Came home and the girl was sitting on the steps "talking" on her ipod touch AND was halfway done eating a raw cucumber.
I threw up so much beer last night that my puke had a nice head on it.
never thought i'd see a ''climb of shame'' until she came down from the attic in front of the whole party..
For some reason I have a hard time believing getting drunk and recreating a movie about singing transvestites is ever very far from a situation you're in.
definitely not taking the whole return culture shock so well...drinking a 100 proof rootbeer vodka float out of a german beer mass
Luckily my prof thought I was puking from nerves and gave me motivational mini speeches the entire final.
The way I see it, everyone on campus has a fake, but I'm the only person who actually makes beer in their dorm.
He kept falling asleep with the pizza in his hand. I woke him up and told him and he was shocked because he thought he ate it all. Then he would end up falling asleep and we'd repeat the whole process again.
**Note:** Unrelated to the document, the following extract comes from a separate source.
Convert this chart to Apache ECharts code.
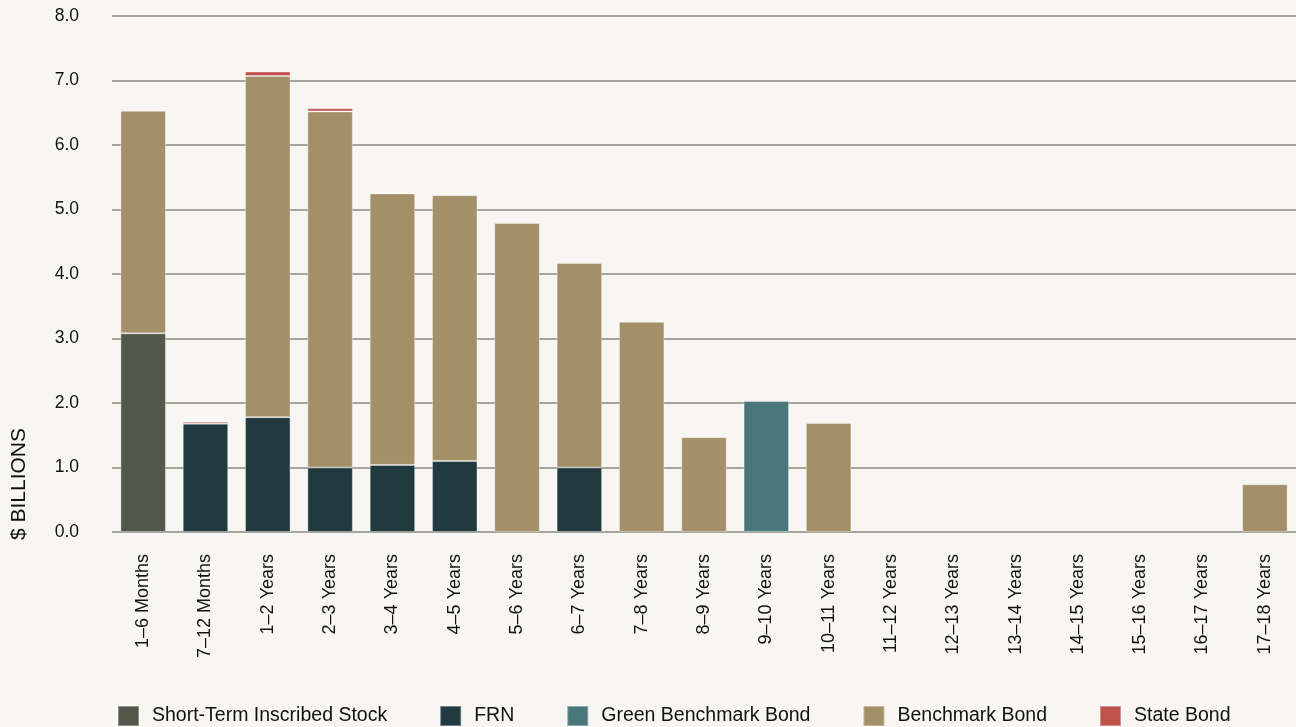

In brighter news I got condoms and a mattress protector today.
I pretty much told him I was too sober for this an just walked away and all I heard was "IT'S BECAUSE IM A BAD KISSER ISN'T IT" OVER AND OVER AGAIN
Got drunkdialed by my estranged mom while wallowing in pinkeye drinking 100 proof eating ramen alone. Year summed up perfectly.
sometimes you just gotta rip off the nipple tape and get it done.
Is it okay that we fucked on my car hood, in his driveway, at 4 am with cars passing by ?
That awkward moment when you bring a guy back to your place then have to tell him you only have magnums.
She really wants to put my dick in her mouth, and to be honest I really don't want to put it there.